2. "Runaway" by Kanye West ft. Pusha T
This song is absolutely lovely. It has a very melodic chorus, rhythmic verses, a minute of eerie piano chords (artsy!), and gets you feeling some type of way. It’s a genuinely great song. But analytically speaking, it makes the list for the fact you can easily learn the words (very key to looking suave in shotgun) and is mostly sung, which is great because people hate to admit they love catchy melodies, so their charm is most effective when one can pretend it’s straight hardcore rap. Plus it’s Kanye West on "My Beautiful Dark Twisted Fantasy," which everyone knows they’re supposed to like, but probably don’t know (since we were like 12 when it came out). They’ll be awe-inspired by your knowledge and shamed by their lack thereof. Major cool points.
Also, this song has the additional benefit of being about your ex-boyfriend. No, not generically. It’s literally written about your specific ex-boyfriend. Or at least you’ll be convinced it is, which is basically the same thing!

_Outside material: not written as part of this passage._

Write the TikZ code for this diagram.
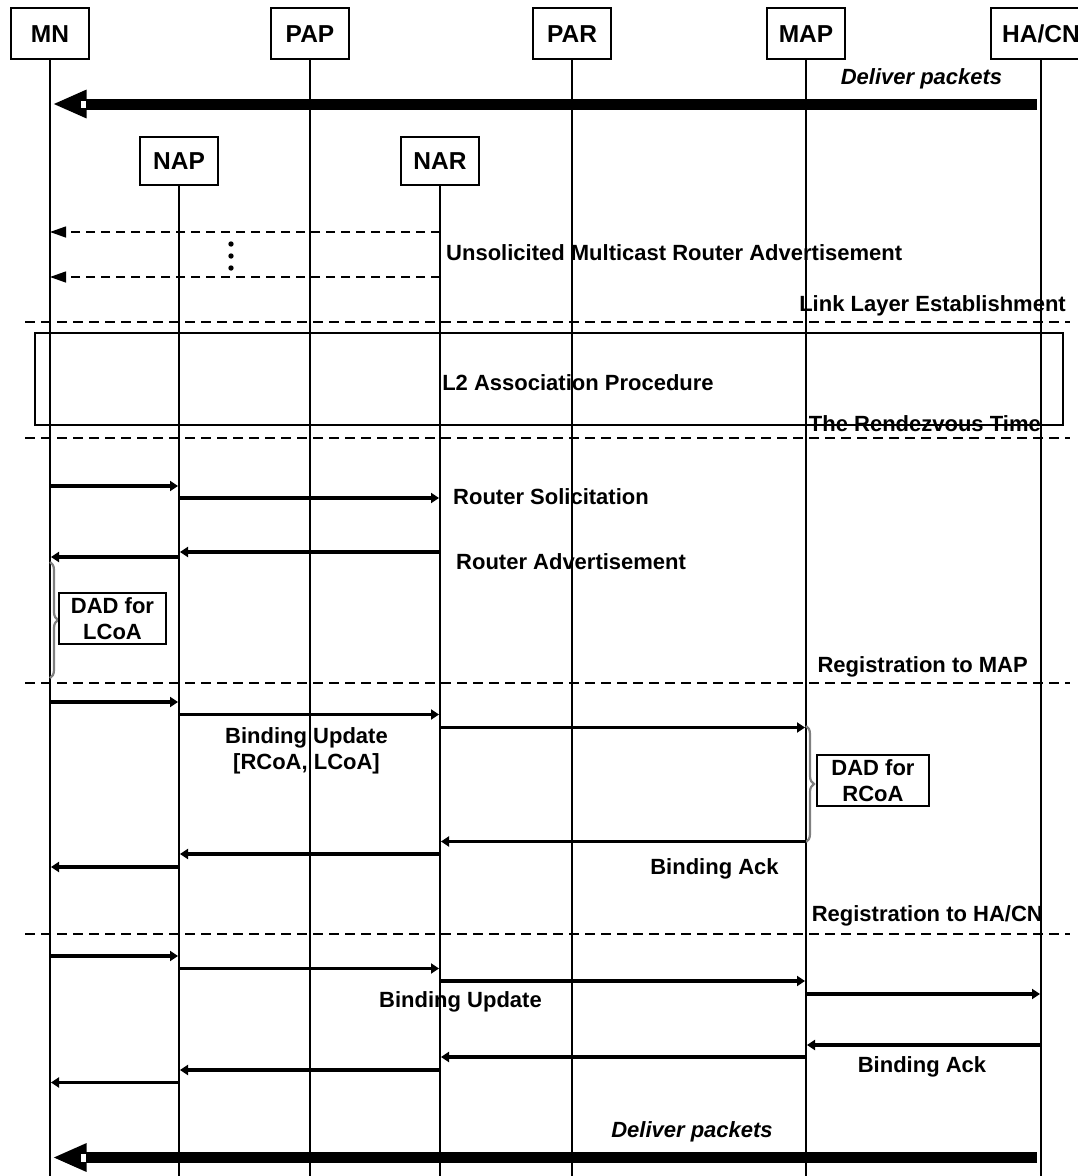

3. "Pop Style" by Drake ft. The Throne
You show me a person who doesn’t like Drake and I will show you a liar. Or Meek Mill. Universally appealing, the Canadian rapper is to the world of hip hop what oatmeal is to the world of breakfast cereals: predigested. To avoid erring on the side of basic, I have you playing one of his most recently dropped singles (peep "Views" on April 29th!).This song is just the right amount of uptempo and, much like the "Degrassi" star himself, your audience will love pretending they’re a little more street than they actually are. As an added bonus, if you are the kind of person who is finding memorizing lyrics a challenge, I promise you can handle Jay Z's verse. Like seriously, it's just two lines.
4. "Feeling Myself" by Nicki Minaj ft. Beyoncé
“The queen of rap slaying with Queen B/If you ain’t on the team you playing for team D.” - Nicki Minaj
Okay, technically speaking that may be from the remix to "**Flawless" (also a great song to blast in the car), but the sentiment stays true. Two of the most prominent and powerful female musicians killin’ it on a rap anthem about how much they have already killed it? I have chills. Put this through the car speaker and I guarantee you the car will be bouncing more than Minaj’s butt in the "Anaconda" music video. This song is upbeat, empowering and after 3:58 minutes will have every person in the car thinking you’re DJ Mustard in disguise -- that is, if the driver doesn’t accidentally crash first because they were too busy booty-popping to steer.
WARNING: This has the opposite effect if your target audience is a douchy teen who only listens to “real MCs” (code for male rappers). If this person is in your car, I have an alternate course of action:
1.Turn the song off
2. Get on the highway
3. Open the car windows
4. Slow down a little.
5. Push them out. Then turn the music back on and keep driving.
5. "Super Rich Kids" by Frank Ocean ft. Earl Sweatshirt
Turn the bass up, turn the angst up. This song is great to show people your unfathomed depths. There’s nothing cooler than a mysterious, complicated life. Try to look out the window dramatically and sigh a few times. If you can work the sentence “I don’t deserve love” into the conversation, that would be great (but make sure it’s organic!). Frank’s soulful croon will close out your set and make sure people know that you are, in every way, a little better than them. If they’re still not convinced, throw out a “damn, how’d Kanye get Frank Ocean on his album before Frank Ocean got Frank Ocean on his album.” Very topical.
And after this set, your coolness should be well established and hopefully, your destination reached. If not, truly consider why you are spending 25 minutes of your life driving with people you have to posture around. Then give up trying and play your favorite 2012 pop remix. I’m sure they’ll know all the words too.